-- start Data provided --

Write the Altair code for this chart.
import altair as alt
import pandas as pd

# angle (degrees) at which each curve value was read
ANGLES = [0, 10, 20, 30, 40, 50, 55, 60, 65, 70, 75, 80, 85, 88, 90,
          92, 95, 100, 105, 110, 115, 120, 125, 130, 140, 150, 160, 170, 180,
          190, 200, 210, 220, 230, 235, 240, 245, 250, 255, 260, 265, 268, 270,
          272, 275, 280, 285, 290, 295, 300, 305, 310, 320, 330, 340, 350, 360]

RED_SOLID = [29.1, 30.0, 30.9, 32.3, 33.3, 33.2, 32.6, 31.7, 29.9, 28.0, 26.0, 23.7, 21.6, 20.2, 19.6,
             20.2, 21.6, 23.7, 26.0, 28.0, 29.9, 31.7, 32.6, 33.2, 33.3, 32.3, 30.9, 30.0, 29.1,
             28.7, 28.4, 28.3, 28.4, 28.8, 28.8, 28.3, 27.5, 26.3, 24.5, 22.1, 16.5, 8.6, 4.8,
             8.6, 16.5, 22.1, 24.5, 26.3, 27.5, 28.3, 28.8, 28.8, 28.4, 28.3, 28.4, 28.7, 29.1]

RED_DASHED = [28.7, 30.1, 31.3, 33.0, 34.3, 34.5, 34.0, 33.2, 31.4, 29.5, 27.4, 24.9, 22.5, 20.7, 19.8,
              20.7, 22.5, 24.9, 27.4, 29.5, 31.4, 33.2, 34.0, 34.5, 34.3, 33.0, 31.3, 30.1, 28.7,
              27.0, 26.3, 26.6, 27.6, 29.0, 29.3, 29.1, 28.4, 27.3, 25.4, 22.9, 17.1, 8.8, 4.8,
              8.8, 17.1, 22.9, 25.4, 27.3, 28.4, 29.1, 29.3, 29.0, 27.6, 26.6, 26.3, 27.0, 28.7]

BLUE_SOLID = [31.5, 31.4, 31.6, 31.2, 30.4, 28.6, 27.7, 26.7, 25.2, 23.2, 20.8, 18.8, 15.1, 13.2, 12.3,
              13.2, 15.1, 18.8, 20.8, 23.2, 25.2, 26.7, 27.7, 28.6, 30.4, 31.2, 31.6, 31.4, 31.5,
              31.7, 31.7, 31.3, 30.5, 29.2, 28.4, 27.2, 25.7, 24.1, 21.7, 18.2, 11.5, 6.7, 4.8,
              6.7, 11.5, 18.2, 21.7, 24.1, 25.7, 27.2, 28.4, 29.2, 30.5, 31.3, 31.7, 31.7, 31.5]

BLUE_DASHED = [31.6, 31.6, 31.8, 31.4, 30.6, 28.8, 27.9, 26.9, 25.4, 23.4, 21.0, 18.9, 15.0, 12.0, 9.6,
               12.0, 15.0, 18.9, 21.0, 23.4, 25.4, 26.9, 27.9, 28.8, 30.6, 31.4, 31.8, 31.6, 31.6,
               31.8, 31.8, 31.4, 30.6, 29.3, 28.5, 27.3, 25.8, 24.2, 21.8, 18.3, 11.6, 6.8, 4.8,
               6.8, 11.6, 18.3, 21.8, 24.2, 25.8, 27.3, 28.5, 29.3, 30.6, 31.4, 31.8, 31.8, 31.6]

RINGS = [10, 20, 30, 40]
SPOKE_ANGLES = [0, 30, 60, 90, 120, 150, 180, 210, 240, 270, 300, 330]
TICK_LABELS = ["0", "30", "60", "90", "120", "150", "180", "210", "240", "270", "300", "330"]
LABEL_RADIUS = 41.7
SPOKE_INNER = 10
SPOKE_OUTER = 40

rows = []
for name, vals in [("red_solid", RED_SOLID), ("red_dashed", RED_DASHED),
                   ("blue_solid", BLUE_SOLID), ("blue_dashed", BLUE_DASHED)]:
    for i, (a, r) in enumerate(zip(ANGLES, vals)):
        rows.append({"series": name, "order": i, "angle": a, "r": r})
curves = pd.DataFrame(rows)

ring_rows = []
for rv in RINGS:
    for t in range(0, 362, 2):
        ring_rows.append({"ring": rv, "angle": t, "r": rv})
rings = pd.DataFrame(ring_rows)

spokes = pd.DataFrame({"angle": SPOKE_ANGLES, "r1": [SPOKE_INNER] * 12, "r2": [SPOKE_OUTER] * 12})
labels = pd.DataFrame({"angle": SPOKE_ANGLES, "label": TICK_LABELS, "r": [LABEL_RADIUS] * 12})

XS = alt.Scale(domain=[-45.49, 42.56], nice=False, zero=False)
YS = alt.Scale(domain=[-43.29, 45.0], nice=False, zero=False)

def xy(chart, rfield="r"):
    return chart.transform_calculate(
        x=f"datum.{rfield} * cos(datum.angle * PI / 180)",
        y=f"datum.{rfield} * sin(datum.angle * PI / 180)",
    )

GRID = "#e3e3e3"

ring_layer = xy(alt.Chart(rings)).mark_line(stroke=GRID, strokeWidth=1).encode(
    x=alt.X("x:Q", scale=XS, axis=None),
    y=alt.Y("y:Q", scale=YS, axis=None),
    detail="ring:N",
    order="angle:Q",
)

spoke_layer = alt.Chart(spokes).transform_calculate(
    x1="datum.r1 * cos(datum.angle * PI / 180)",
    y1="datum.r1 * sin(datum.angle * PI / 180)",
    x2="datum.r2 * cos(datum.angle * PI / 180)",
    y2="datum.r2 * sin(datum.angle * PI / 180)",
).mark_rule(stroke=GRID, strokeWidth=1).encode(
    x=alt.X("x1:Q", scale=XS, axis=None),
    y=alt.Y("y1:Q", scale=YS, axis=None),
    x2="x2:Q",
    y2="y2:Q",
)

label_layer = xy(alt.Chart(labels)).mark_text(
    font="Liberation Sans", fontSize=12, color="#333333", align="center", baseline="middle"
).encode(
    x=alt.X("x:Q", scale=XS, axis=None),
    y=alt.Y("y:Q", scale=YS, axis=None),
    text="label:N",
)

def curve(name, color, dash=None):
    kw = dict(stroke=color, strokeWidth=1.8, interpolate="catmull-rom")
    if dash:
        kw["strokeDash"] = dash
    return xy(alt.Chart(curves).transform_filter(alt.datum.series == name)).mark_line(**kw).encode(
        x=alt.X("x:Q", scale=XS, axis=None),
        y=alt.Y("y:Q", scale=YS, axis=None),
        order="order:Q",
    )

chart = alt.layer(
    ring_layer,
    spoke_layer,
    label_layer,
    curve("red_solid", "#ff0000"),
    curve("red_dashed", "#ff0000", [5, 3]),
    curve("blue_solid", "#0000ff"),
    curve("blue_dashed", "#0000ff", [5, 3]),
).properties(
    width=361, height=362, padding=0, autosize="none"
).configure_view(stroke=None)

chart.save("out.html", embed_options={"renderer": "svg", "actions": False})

-- end Data provided --

— The request —
Restate the data above word for word, please.

— Response to the exercise —
Write the Altair code for this chart.
import altair as alt
import pandas as pd

# angle (degrees) at which each curve value was read
ANGLES = [0, 10, 20, 30, 40, 50, 55, 60, 65, 70, 75, 80, 85, 88, 90,
          92, 95, 100, 105, 110, 115, 120, 125, 130, 140, 150, 160, 170, 180,
          190, 200, 210, 220, 230, 235, 240, 245, 250, 255, 260, 265, 268, 270,
          272, 275, 280, 285, 290, 295, 300, 305, 310, 320, 330, 340, 350, 360]

RED_SOLID = [29.1, 30.0, 30.9, 32.3, 33.3, 33.2, 32.6, 31.7, 29.9, 28.0, 26.0, 23.7, 21.6, 20.2, 19.6,
             20.2, 21.6, 23.7, 26.0, 28.0, 29.9, 31.7, 32.6, 33.2, 33.3, 32.3, 30.9, 30.0, 29.1,
             28.7, 28.4, 28.3, 28.4, 28.8, 28.8, 28.3, 27.5, 26.3, 24.5, 22.1, 16.5, 8.6, 4.8,
             8.6, 16.5, 22.1, 24.5, 26.3, 27.5, 28.3, 28.8, 28.8, 28.4, 28.3, 28.4, 28.7, 29.1]

RED_DASHED = [28.7, 30.1, 31.3, 33.0, 34.3, 34.5, 34.0, 33.2, 31.4, 29.5, 27.4, 24.9, 22.5, 20.7, 19.8,
              20.7, 22.5, 24.9, 27.4, 29.5, 31.4, 33.2, 34.0, 34.5, 34.3, 33.0, 31.3, 30.1, 28.7,
              27.0, 26.3, 26.6, 27.6, 29.0, 29.3, 29.1, 28.4, 27.3, 25.4, 22.9, 17.1, 8.8, 4.8,
              8.8, 17.1, 22.9, 25.4, 27.3, 28.4, 29.1, 29.3, 29.0, 27.6, 26.6, 26.3, 27.0, 28.7]

BLUE_SOLID = [31.5, 31.4, 31.6, 31.2, 30.4, 28.6, 27.7, 26.7, 25.2, 23.2, 20.8, 18.8, 15.1, 13.2, 12.3,
              13.2, 15.1, 18.8, 20.8, 23.2, 25.2, 26.7, 27.7, 28.6, 30.4, 31.2, 31.6, 31.4, 31.5,
              31.7, 31.7, 31.3, 30.5, 29.2, 28.4, 27.2, 25.7, 24.1, 21.7, 18.2, 11.5, 6.7, 4.8,
              6.7, 11.5, 18.2, 21.7, 24.1, 25.7, 27.2, 28.4, 29.2, 30.5, 31.3, 31.7, 31.7, 31.5]

BLUE_DASHED = [31.6, 31.6, 31.8, 31.4, 30.6, 28.8, 27.9, 26.9, 25.4, 23.4, 21.0, 18.9, 15.0, 12.0, 9.6,
               12.0, 15.0, 18.9, 21.0, 23.4, 25.4, 26.9, 27.9, 28.8, 30.6, 31.4, 31.8, 31.6, 31.6,
               31.8, 31.8, 31.4, 30.6, 29.3, 28.5, 27.3, 25.8, 24.2, 21.8, 18.3, 11.6, 6.8, 4.8,
               6.8, 11.6, 18.3, 21.8, 24.2, 25.8, 27.3, 28.5, 29.3, 30.6, 31.4, 31.8, 31.8, 31.6]

RINGS = [10, 20, 30, 40]
SPOKE_ANGLES = [0, 30, 60, 90, 120, 150, 180, 210, 240, 270, 300, 330]
TICK_LABELS = ["0", "30", "60", "90", "120", "150", "180", "210", "240", "270", "300", "330"]
LABEL_RADIUS = 41.7
SPOKE_INNER = 10
SPOKE_OUTER = 40

rows = []
for name, vals in [("red_solid", RED_SOLID), ("red_dashed", RED_DASHED),
                   ("blue_solid", BLUE_SOLID), ("blue_dashed", BLUE_DASHED)]:
    for i, (a, r) in enumerate(zip(ANGLES, vals)):
        rows.append({"series": name, "order": i, "angle": a, "r": r})
curves = pd.DataFrame(rows)

ring_rows = []
for rv in RINGS:
    for t in range(0, 362, 2):
        ring_rows.append({"ring": rv, "angle": t, "r": rv})
rings = pd.DataFrame(ring_rows)

spokes = pd.DataFrame({"angle": SPOKE_ANGLES, "r1": [SPOKE_INNER] * 12, "r2": [SPOKE_OUTER] * 12})
labels = pd.DataFrame({"angle": SPOKE_ANGLES, "label": TICK_LABELS, "r": [LABEL_RADIUS] * 12})

XS = alt.Scale(domain=[-45.49, 42.56], nice=False, zero=False)
YS = alt.Scale(domain=[-43.29, 45.0], nice=False, zero=False)

def xy(chart, rfield="r"):
    return chart.transform_calculate(
        x=f"datum.{rfield} * cos(datum.angle * PI / 180)",
        y=f"datum.{rfield} * sin(datum.angle * PI / 180)",
    )

GRID = "#e3e3e3"

ring_layer = xy(alt.Chart(rings)).mark_line(stroke=GRID, strokeWidth=1).encode(
    x=alt.X("x:Q", scale=XS, axis=None),
    y=alt.Y("y:Q", scale=YS, axis=None),
    detail="ring:N",
    order="angle:Q",
)

spoke_layer = alt.Chart(spokes).transform_calculate(
    x1="datum.r1 * cos(datum.angle * PI / 180)",
    y1="datum.r1 * sin(datum.angle * PI / 180)",
    x2="datum.r2 * cos(datum.angle * PI / 180)",
    y2="datum.r2 * sin(datum.angle * PI / 180)",
).mark_rule(stroke=GRID, strokeWidth=1).encode(
    x=alt.X("x1:Q", scale=XS, axis=None),
    y=alt.Y("y1:Q", scale=YS, axis=None),
    x2="x2:Q",
    y2="y2:Q",
)

label_layer = xy(alt.Chart(labels)).mark_text(
    font="Liberation Sans", fontSize=12, color="#333333", align="center", baseline="middle"
).encode(
    x=alt.X("x:Q", scale=XS, axis=None),
    y=alt.Y("y:Q", scale=YS, axis=None),
    text="label:N",
)

def curve(name, color, dash=None):
    kw = dict(stroke=color, strokeWidth=1.8, interpolate="catmull-rom")
    if dash:
        kw["strokeDash"] = dash
    return xy(alt.Chart(curves).transform_filter(alt.datum.series == name)).mark_line(**kw).encode(
        x=alt.X("x:Q", scale=XS, axis=None),
        y=alt.Y("y:Q", scale=YS, axis=None),
        order="order:Q",
    )

chart = alt.layer(
    ring_layer,
    spoke_layer,
    label_layer,
    curve("red_solid", "#ff0000"),
    curve("red_dashed", "#ff0000", [5, 3]),
    curve("blue_solid", "#0000ff"),
    curve("blue_dashed", "#0000ff", [5, 3]),
).properties(
    width=361, height=362, padding=0, autosize="none"
).configure_view(stroke=None)

chart.save("out.html", embed_options={"renderer": "svg", "actions": False})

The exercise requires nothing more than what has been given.